Article
Ingénierie & Outils numériques

Efficient AudioVisual Fusion Architectures for Emotion Recognition

Toutes les publications

Article : Articles dans des revues internationales ou nationales avec comité de lecture

Emotion recognition plays a critical role in the development of adaptive, human-aware intelligent systems. In this work, we propose an end-to-end audiovisual emotion recognition framework that integrates speech signals and facial expressions using lightweight deep learning architectures.
To develop the end-to-end architecture, we first benchmark several pretrained convolutional neural networks, employing confidence interval estimation to statistically evaluate the trade-off between recognition accuracy and model complexity. EfficientNetV2-B0 is identified as the most effective backbone for facial emotion recognition and is subsequently adopted as the feature extractor in our audiovisual framework.
Achieving a lightweight and efficient audiovisual emotion recognition system requires optimizing accuracy, robustness, and model size. We address this by proposing three progressively refined architectures that combine model-based and late fusion techniques. The baseline model employs a transformer-based architecture for audiovisual fusion. To handle potential modality absence, we introduce a variant that enhances the modeling of modality-specific characteristics.
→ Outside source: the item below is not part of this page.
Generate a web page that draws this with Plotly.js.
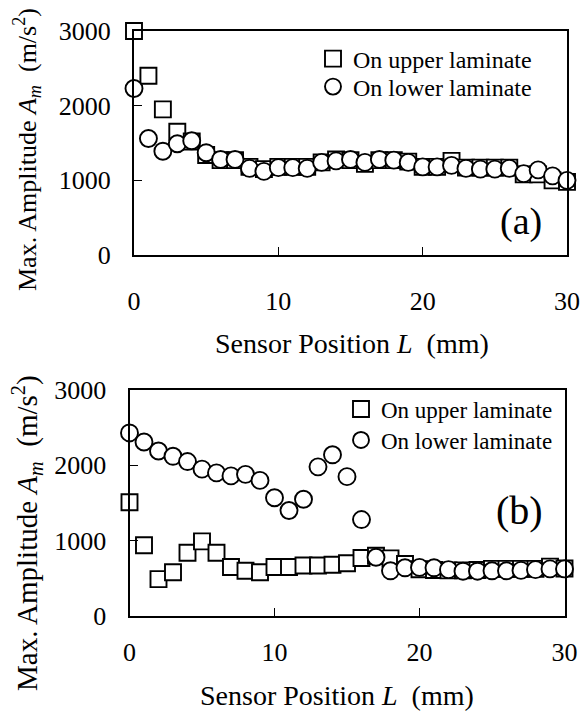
<!DOCTYPE html>
<html>
<head>
<meta charset="utf-8">
<script src="https://cdn.plot.ly/plotly-3.0.1.min.js"></script>
<style>html,body{margin:0;padding:0;background:#fff;}#chart{width:582px;height:720px;}</style>
</head>
<body>
<div id="chart"></div>
<script>
// Sensor positions (mm)
const positions = [0,1,2,3,4,5,6,7,8,9,10,11,12,13,14,15,16,17,18,19,20,21,22,23,24,25,26,27,28,29,30];

// (a) Max. amplitude (m/s^2)
const aUpper = [3000,2400,1950,1650,1520,1340,1270,1270,1180,1150,1180,1180,1180,1240,1280,1270,1220,1270,1270,1250,1180,1180,1260,1170,1170,1170,1170,1080,1080,1000,980];
const aLower = [2230,1560,1390,1490,1530,1370,1280,1280,1160,1120,1170,1170,1160,1240,1260,1280,1240,1280,1270,1240,1180,1180,1200,1160,1150,1150,1160,1090,1140,1060,1000];

// (b) Max. amplitude (m/s^2)
const bUpper = [1510,940,490,580,840,990,840,650,600,580,650,650,670,670,680,700,770,800,765,690,620,610,605,605,610,625,625,625,625,655,630];
const bLower = [2430,2310,2190,2120,2050,1950,1900,1860,1880,1800,1570,1400,1550,1980,2140,1850,1280,780,600,640,645,640,615,595,595,600,600,605,615,625,625];

const seriesNames = ['On upper laminate', 'On lower laminate'];
const xTicks = [0,10,20,30];
const yTicks = [0,1000,2000,3000];

const W = 582, H = 720;
const FONT = '"Liberation Serif", "Times New Roman", Times, serif';
const px = v => v / W;
const py = v => 1 - v / H;

const sqMarker = {symbol:'square', size:16, color:'#ffffff', line:{color:'#000000', width:1.9}};
const ciMarker = {symbol:'circle', size:17, color:'#ffffff', line:{color:'#000000', width:1.9}};

const traces = [
  {x:positions, y:aUpper, name:seriesNames[0], type:'scatter', mode:'markers', marker:sqMarker, xaxis:'x', yaxis:'y', legend:'legend', cliponaxis:false},
  {x:positions, y:aLower, name:seriesNames[1], type:'scatter', mode:'markers', marker:ciMarker, xaxis:'x', yaxis:'y', legend:'legend2', cliponaxis:false},
  {x:positions, y:bUpper, name:seriesNames[0], type:'scatter', mode:'markers', marker:sqMarker, xaxis:'x2', yaxis:'y2', legend:'legend3', cliponaxis:false},
  {x:positions, y:bLower, name:seriesNames[1], type:'scatter', mode:'markers', marker:ciMarker, xaxis:'x2', yaxis:'y2', legend:'legend4', cliponaxis:false}
];

function xAxis(domain, anchor, standoff) {
  return {domain:domain, anchor:anchor, range:[0,30], tickvals:xTicks, ticktext:xTicks.map(String),
    ticks:'inside', ticklen:8, tickwidth:1.5, tickcolor:'#000', showline:true, mirror:true, linecolor:'#000', linewidth:2,
    showgrid:false, zeroline:false, automargin:false, ticklabelstandoff:standoff,
    tickfont:{family:FONT, size:26, color:'#000'}, fixedrange:true};
}
function yAxis(domain, anchor) {
  return {domain:domain, anchor:anchor, range:[0,3000], tickvals:yTicks, ticktext:yTicks.map(String),
    ticks:'inside', ticklen:8, tickwidth:1.5, tickcolor:'#000', showline:true, mirror:true, linecolor:'#000', linewidth:2,
    showgrid:false, zeroline:false, automargin:false, ticklabelstandoff:16,
    tickfont:{family:FONT, size:26, color:'#000'}, fixedrange:true};
}
function legendAt(xl, yc, size) {
  return {x:px(xl), y:py(yc), xanchor:'left', yanchor:'middle', bgcolor:'rgba(0,0,0,0)', borderwidth:0,
    font:{family:FONT, size:size, color:'#000'}, itemwidth:30, tracegroupgap:0};
}

const yTitle = 'Max. Amplitude <i>A<sub>m</sub></i>  (m/s<sup>2</sup>)';
const xTitle = 'Sensor Position <i>L</i>  (mm)';

const layout = {
  width:W, height:H,
  margin:{l:0, r:0, t:0, b:0},
  paper_bgcolor:'#fff', plot_bgcolor:'#fff',
  font:{family:FONT, color:'#000'},
  xaxis: xAxis([px(134), px(567)], 'y', 22),
  yaxis: yAxis([py(255), py(31)], 'x'),
  xaxis2: xAxis([px(129.5), px(564.5)], 'y2', 12),
  yaxis2: yAxis([py(616), py(390)], 'x2'),
  legend: legendAt(313, 59, 24),
  legend2: legendAt(313, 87, 24),
  legend3: legendAt(341, 409, 23),
  legend4: legendAt(341, 440, 23),
  annotations:[
    {text:xTitle, xref:'paper', yref:'paper', x:px(352), y:py(343), xanchor:'center', yanchor:'middle', showarrow:false, font:{family:FONT, size:28, color:'#000'}},
    {text:xTitle, xref:'paper', yref:'paper', x:px(337), y:py(695), xanchor:'center', yanchor:'middle', showarrow:false, font:{family:FONT, size:28, color:'#000'}},
    {text:yTitle, xref:'paper', yref:'paper', x:px(27), y:py(150), xanchor:'center', yanchor:'middle', textangle:-90, showarrow:false, font:{family:FONT, size:26, color:'#000'}},
    {text:yTitle, xref:'paper', yref:'paper', x:px(27), y:py(533), xanchor:'center', yanchor:'middle', textangle:-90, showarrow:false, font:{family:FONT, size:29, color:'#000'}},
    {text:'(a)', xref:'paper', yref:'paper', x:px(521), y:py(221), xanchor:'center', yanchor:'middle', showarrow:false, font:{family:FONT, size:38, color:'#000'}},
    {text:'(b)', xref:'paper', yref:'paper', x:px(519), y:py(510), xanchor:'center', yanchor:'middle', showarrow:false, font:{family:FONT, size:40, color:'#000'}}
  ],
  showlegend:true
};

Plotly.newPlot('chart', traces, layout, {staticPlot:true, displayModeBar:false});
</script>
</body>
</html>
This is further strengthened through the integration of self-attention mechanisms within each modality, enabling the system to capture both cross-modal correlations and intra-modal dynamics effectively.
Extensive experiments conducted on the RAVDESS dataset demonstrate that our proposed architectures outperform existing state-of-the-art methods on this benchmark. Furthermore, the models exhibit strong performance with a low memory footprint, making them well-suited for resource-constrained devices.